- _Required task_:
Return the listing below exactly, with the pictures dropped.

- _Data extract_:
□ □ □

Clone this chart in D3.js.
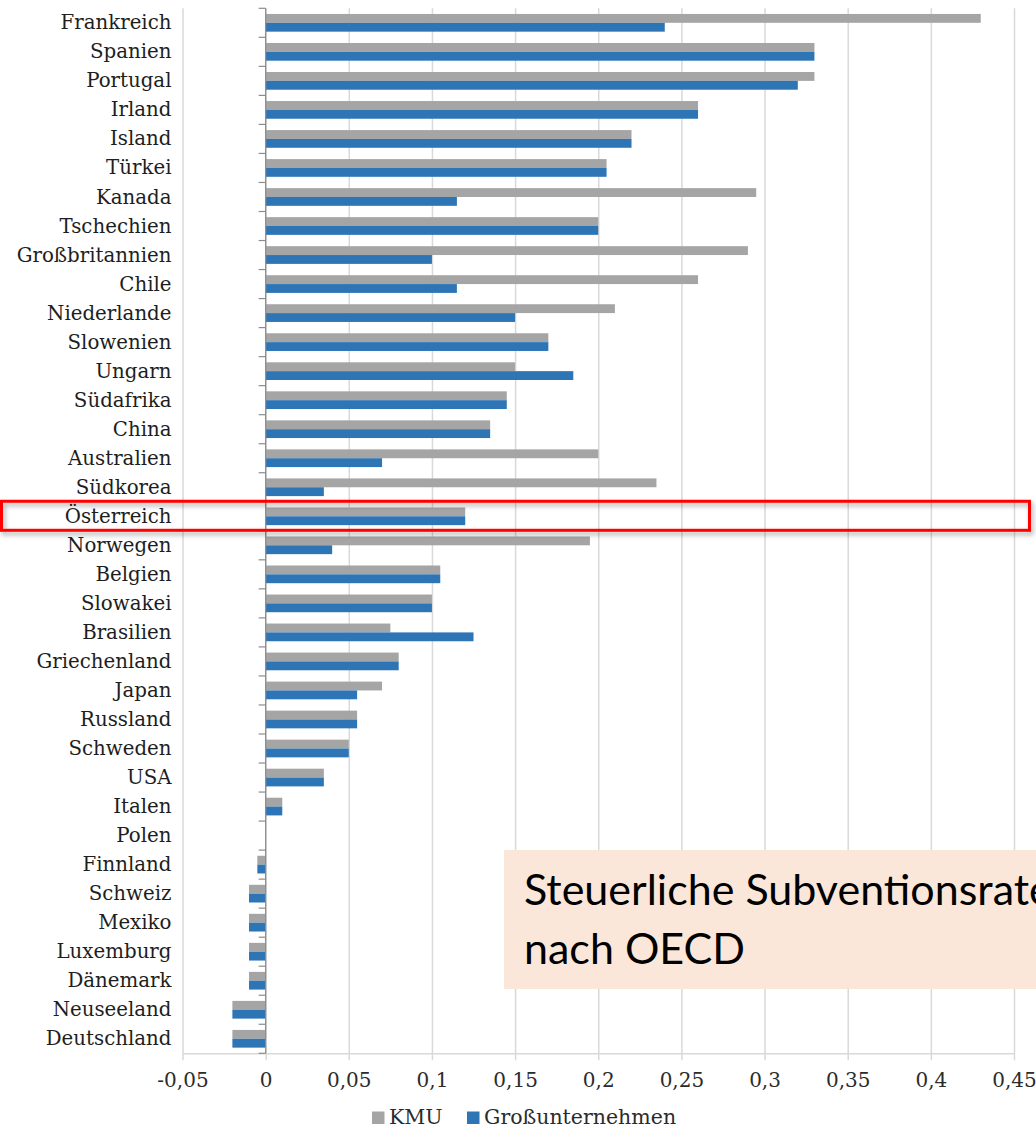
<!DOCTYPE html>
<html>
<head>
<meta charset="utf-8">
<script src="https://cdn.jsdelivr.net/npm/d3@7"></script>
<style>
  body { margin: 0; background: #fff; }
  svg { display: block; }
</style>
</head>
<body>
<svg id="chart" width="1036" height="1131"></svg>
<script>
// Steuerliche Subventionsrate, KMU vs. Großunternehmen
var countries = ["Frankreich", "Spanien", "Portugal", "Irland", "Island", "Türkei", "Kanada",
  "Tschechien", "Großbritannien", "Chile", "Niederlande", "Slowenien", "Ungarn", "Südafrika",
  "China", "Australien", "Südkorea", "Österreich", "Norwegen", "Belgien", "Slowakei",
  "Brasilien", "Griechenland", "Japan", "Russland", "Schweden", "USA", "Italen", "Polen",
  "Finnland", "Schweiz", "Mexiko", "Luxemburg", "Dänemark", "Neuseeland", "Deutschland"]

var kmu = [0.43, 0.33, 0.33, 0.26, 0.22, 0.205, 0.295, 0.2, 0.29, 0.26, 0.21, 0.17, 0.15, 0.145,
  0.135, 0.2, 0.235, 0.12, 0.195, 0.105, 0.1, 0.075, 0.08, 0.07, 0.055, 0.05, 0.035, 0.01, 0,
  -0.005, -0.01, -0.01, -0.01, -0.01, -0.02, -0.02]

var gross = [0.24, 0.33, 0.32, 0.26, 0.22, 0.205, 0.115, 0.2, 0.1, 0.115, 0.15, 0.17, 0.185, 0.145,
  0.135, 0.07, 0.035, 0.12, 0.04, 0.105, 0.1, 0.125, 0.08, 0.055, 0.055, 0.05, 0.035, 0.01, 0,
  -0.005, -0.01, -0.01, -0.01, -0.01, -0.02, -0.02]

var seriesNames = ["KMU", "Großunternehmen"]
var seriesColors = ["#a5a5a5", "#2e75b6"]
var xDomain = [-0.05, 0.45]
var highlight = "Österreich"
var boxLines = ["Steuerliche Subventionsrate", "nach OECD"]

var svg = d3.select("#chart")
var plotLeft = 182.5, plotRight = 1014, plotTop = 8.3, plotBottom = 1053.3
var serif = "'DejaVu Serif', serif"

var x = d3.scaleLinear().domain(xDomain).range([plotLeft, plotRight])
var y = d3.scaleBand().domain(countries).range([plotTop, plotBottom]).padding(0)
var ySub = d3.scaleBand().domain(seriesNames).range([0, y.bandwidth()])
  .paddingInner(0).paddingOuter(0.64)

var de = d3.formatLocale({ decimal: ",", thousands: ".", grouping: [3], currency: ["", " €"], minus: "-" })
var fmt = de.format("~g")

// vertical gridlines + tick labels
var xAxis = svg.append("g")
  .attr("transform", "translate(0," + plotBottom + ")")
  .call(d3.axisBottom(x).ticks(10).tickFormat(fmt).tickSizeOuter(0))
xAxis.select(".domain").attr("stroke", "#d9d9d9").attr("stroke-width", 1.5)
xAxis.selectAll(".tick line")
  .attr("y1", 7).attr("y2", -(plotBottom - plotTop))
  .attr("stroke", "#d9d9d9").attr("stroke-width", 1.5)
xAxis.selectAll(".tick text")
  .attr("y", 34).attr("dy", null)
  .attr("fill", "#2b2b2b").style("font-family", serif).style("font-size", "20px")

// bars
var rows = countries.map(function(c, i) { return { name: c, values: [kmu[i], gross[i]] } })
var groups = svg.append("g").selectAll("g")
  .data(rows).enter().append("g")
  .attr("transform", (d) => "translate(0," + y(d.name) + ")")
groups.selectAll("rect")
  .data((d) => d.values.map((v, k) => ({ key: seriesNames[k], v: v, k: k })))
  .enter().append("rect")
  .attr("x", (d) => x(Math.min(0, d.v)))
  .attr("width", (d) => Math.abs(x(d.v) - x(0)))
  .attr("y", (d) => ySub(d.key))
  .attr("height", ySub.bandwidth())
  .attr("fill", (d) => seriesColors[d.k])

// category axis at value 0, ticks between categories
var catAxis = svg.append("g")
catAxis.append("line")
  .attr("x1", x(0)).attr("x2", x(0))
  .attr("y1", plotTop).attr("y2", plotBottom)
  .attr("stroke", "#8c8c8c").attr("stroke-width", 1.2)
catAxis.selectAll(".ctick")
  .data(d3.range(countries.length + 1))
  .enter().append("line")
  .attr("class", "ctick")
  .attr("x1", x(0) - 7).attr("x2", x(0))
  .attr("y1", (i) => plotTop + i * y.step())
  .attr("y2", (i) => plotTop + i * y.step())
  .attr("stroke", "#8c8c8c").attr("stroke-width", 1.2)

// category labels
var yAxis = svg.append("g")
  .attr("transform", "translate(" + plotLeft + ",0)")
  .call(d3.axisLeft(y).tickSize(0).tickPadding(11))
yAxis.select(".domain").remove()
yAxis.selectAll(".tick text")
  .attr("dy", "0.33em")
  .attr("fill", "#1e1e1e").style("font-family", serif).style("font-size", "19.8px")

// legend
var legend = svg.append("g").attr("transform", "translate(372,1111.5)")
var legendX = [0, 95]
seriesNames.forEach(function(name, k) {
  var g = legend.append("g").attr("transform", "translate(" + legendX[k] + ",0)")
  g.append("rect").attr("width", 12.5).attr("height", 12.5).attr("fill", seriesColors[k])
  g.append("text").attr("x", 17).attr("y", 12.5)
    .attr("fill", "#2b2b2b").style("font-family", serif).style("font-size", "20.5px")
    .text(name)
})

// highlight box for Österreich
var defs = svg.append("defs")
var shadow = defs.append("filter").attr("id", "shadow")
  .attr("x", "-5%").attr("y", "-50%").attr("width", "110%").attr("height", "200%")
shadow.append("feDropShadow").attr("dx", 2).attr("dy", 3)
  .attr("stdDeviation", 2.5).attr("flood-color", "#000").attr("flood-opacity", 0.35)
svg.append("rect")
  .attr("x", 1.5).attr("y", y(highlight) - 0.5)
  .attr("width", 1028).attr("height", y.bandwidth())
  .attr("fill", "none").attr("stroke", "#ff0000").attr("stroke-width", 3)
  .attr("filter", "url(#shadow)")

// annotation box
var note = svg.append("g").attr("transform", "translate(504,850)")
note.append("rect").attr("width", 560).attr("height", 139).attr("fill", "#fbe7d9")
note.selectAll("text")
  .data(boxLines).enter().append("text")
  .attr("x", 20)
  .attr("y", (d, i) => 55 + i * 59)
  .attr("fill", "#000")
  .style("font-family", "Lato, 'Open Sans', sans-serif")
  .style("font-size", "43px")
  .text((d) => d)
</script>
</body>
</html>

□ □ □

- _Complete output_:
Clone this chart in D3.js.
<!DOCTYPE html>
<html>
<head>
<meta charset="utf-8">
<script src="https://cdn.jsdelivr.net/npm/d3@7"></script>
<style>
  body { margin: 0; background: #fff; }
  svg { display: block; }
</style>
</head>
<body>
<svg id="chart" width="1036" height="1131"></svg>
<script>
// Steuerliche Subventionsrate, KMU vs. Großunternehmen
var countries = ["Frankreich", "Spanien", "Portugal", "Irland", "Island", "Türkei", "Kanada",
  "Tschechien", "Großbritannien", "Chile", "Niederlande", "Slowenien", "Ungarn", "Südafrika",
  "China", "Australien", "Südkorea", "Österreich", "Norwegen", "Belgien", "Slowakei",
  "Brasilien", "Griechenland", "Japan", "Russland", "Schweden", "USA", "Italen", "Polen",
  "Finnland", "Schweiz", "Mexiko", "Luxemburg", "Dänemark", "Neuseeland", "Deutschland"]

var kmu = [0.43, 0.33, 0.33, 0.26, 0.22, 0.205, 0.295, 0.2, 0.29, 0.26, 0.21, 0.17, 0.15, 0.145,
  0.135, 0.2, 0.235, 0.12, 0.195, 0.105, 0.1, 0.075, 0.08, 0.07, 0.055, 0.05, 0.035, 0.01, 0,
  -0.005, -0.01, -0.01, -0.01, -0.01, -0.02, -0.02]

var gross = [0.24, 0.33, 0.32, 0.26, 0.22, 0.205, 0.115, 0.2, 0.1, 0.115, 0.15, 0.17, 0.185, 0.145,
  0.135, 0.07, 0.035, 0.12, 0.04, 0.105, 0.1, 0.125, 0.08, 0.055, 0.055, 0.05, 0.035, 0.01, 0,
  -0.005, -0.01, -0.01, -0.01, -0.01, -0.02, -0.02]

var seriesNames = ["KMU", "Großunternehmen"]
var seriesColors = ["#a5a5a5", "#2e75b6"]
var xDomain = [-0.05, 0.45]
var highlight = "Österreich"
var boxLines = ["Steuerliche Subventionsrate", "nach OECD"]

var svg = d3.select("#chart")
var plotLeft = 182.5, plotRight = 1014, plotTop = 8.3, plotBottom = 1053.3
var serif = "'DejaVu Serif', serif"

var x = d3.scaleLinear().domain(xDomain).range([plotLeft, plotRight])
var y = d3.scaleBand().domain(countries).range([plotTop, plotBottom]).padding(0)
var ySub = d3.scaleBand().domain(seriesNames).range([0, y.bandwidth()])
  .paddingInner(0).paddingOuter(0.64)

var de = d3.formatLocale({ decimal: ",", thousands: ".", grouping: [3], currency: ["", " €"], minus: "-" })
var fmt = de.format("~g")

// vertical gridlines + tick labels
var xAxis = svg.append("g")
  .attr("transform", "translate(0," + plotBottom + ")")
  .call(d3.axisBottom(x).ticks(10).tickFormat(fmt).tickSizeOuter(0))
xAxis.select(".domain").attr("stroke", "#d9d9d9").attr("stroke-width", 1.5)
xAxis.selectAll(".tick line")
  .attr("y1", 7).attr("y2", -(plotBottom - plotTop))
  .attr("stroke", "#d9d9d9").attr("stroke-width", 1.5)
xAxis.selectAll(".tick text")
  .attr("y", 34).attr("dy", null)
  .attr("fill", "#2b2b2b").style("font-family", serif).style("font-size", "20px")

// bars
var rows = countries.map(function(c, i) { return { name: c, values: [kmu[i], gross[i]] } })
var groups = svg.append("g").selectAll("g")
  .data(rows).enter().append("g")
  .attr("transform", (d) => "translate(0," + y(d.name) + ")")
groups.selectAll("rect")
  .data((d) => d.values.map((v, k) => ({ key: seriesNames[k], v: v, k: k })))
  .enter().append("rect")
  .attr("x", (d) => x(Math.min(0, d.v)))
  .attr("width", (d) => Math.abs(x(d.v) - x(0)))
  .attr("y", (d) => ySub(d.key))
  .attr("height", ySub.bandwidth())
  .attr("fill", (d) => seriesColors[d.k])

// category axis at value 0, ticks between categories
var catAxis = svg.append("g")
catAxis.append("line")
  .attr("x1", x(0)).attr("x2", x(0))
  .attr("y1", plotTop).attr("y2", plotBottom)
  .attr("stroke", "#8c8c8c").attr("stroke-width", 1.2)
catAxis.selectAll(".ctick")
  .data(d3.range(countries.length + 1))
  .enter().append("line")
  .attr("class", "ctick")
  .attr("x1", x(0) - 7).attr("x2", x(0))
  .attr("y1", (i) => plotTop + i * y.step())
  .attr("y2", (i) => plotTop + i * y.step())
  .attr("stroke", "#8c8c8c").attr("stroke-width", 1.2)

// category labels
var yAxis = svg.append("g")
  .attr("transform", "translate(" + plotLeft + ",0)")
  .call(d3.axisLeft(y).tickSize(0).tickPadding(11))
yAxis.select(".domain").remove()
yAxis.selectAll(".tick text")
  .attr("dy", "0.33em")
  .attr("fill", "#1e1e1e").style("font-family", serif).style("font-size", "19.8px")

// legend
var legend = svg.append("g").attr("transform", "translate(372,1111.5)")
var legendX = [0, 95]
seriesNames.forEach(function(name, k) {
  var g = legend.append("g").attr("transform", "translate(" + legendX[k] + ",0)")
  g.append("rect").attr("width", 12.5).attr("height", 12.5).attr("fill", seriesColors[k])
  g.append("text").attr("x", 17).attr("y", 12.5)
    .attr("fill", "#2b2b2b").style("font-family", serif).style("font-size", "20.5px")
    .text(name)
})

// highlight box for Österreich
var defs = svg.append("defs")
var shadow = defs.append("filter").attr("id", "shadow")
  .attr("x", "-5%").attr("y", "-50%").attr("width", "110%").attr("height", "200%")
shadow.append("feDropShadow").attr("dx", 2).attr("dy", 3)
  .attr("stdDeviation", 2.5).attr("flood-color", "#000").attr("flood-opacity", 0.35)
svg.append("rect")
  .attr("x", 1.5).attr("y", y(highlight) - 0.5)
  .attr("width", 1028).attr("height", y.bandwidth())
  .attr("fill", "none").attr("stroke", "#ff0000").attr("stroke-width", 3)
  .attr("filter", "url(#shadow)")

// annotation box
var note = svg.append("g").attr("transform", "translate(504,850)")
note.append("rect").attr("width", 560).attr("height", 139).attr("fill", "#fbe7d9")
note.selectAll("text")
  .data(boxLines).enter().append("text")
  .attr("x", 20)
  .attr("y", (d, i) => 55 + i * 59)
  .attr("fill", "#000")
  .style("font-family", "Lato, 'Open Sans', sans-serif")
  .style("font-size", "43px")
  .text((d) => d)
</script>
</body>
</html>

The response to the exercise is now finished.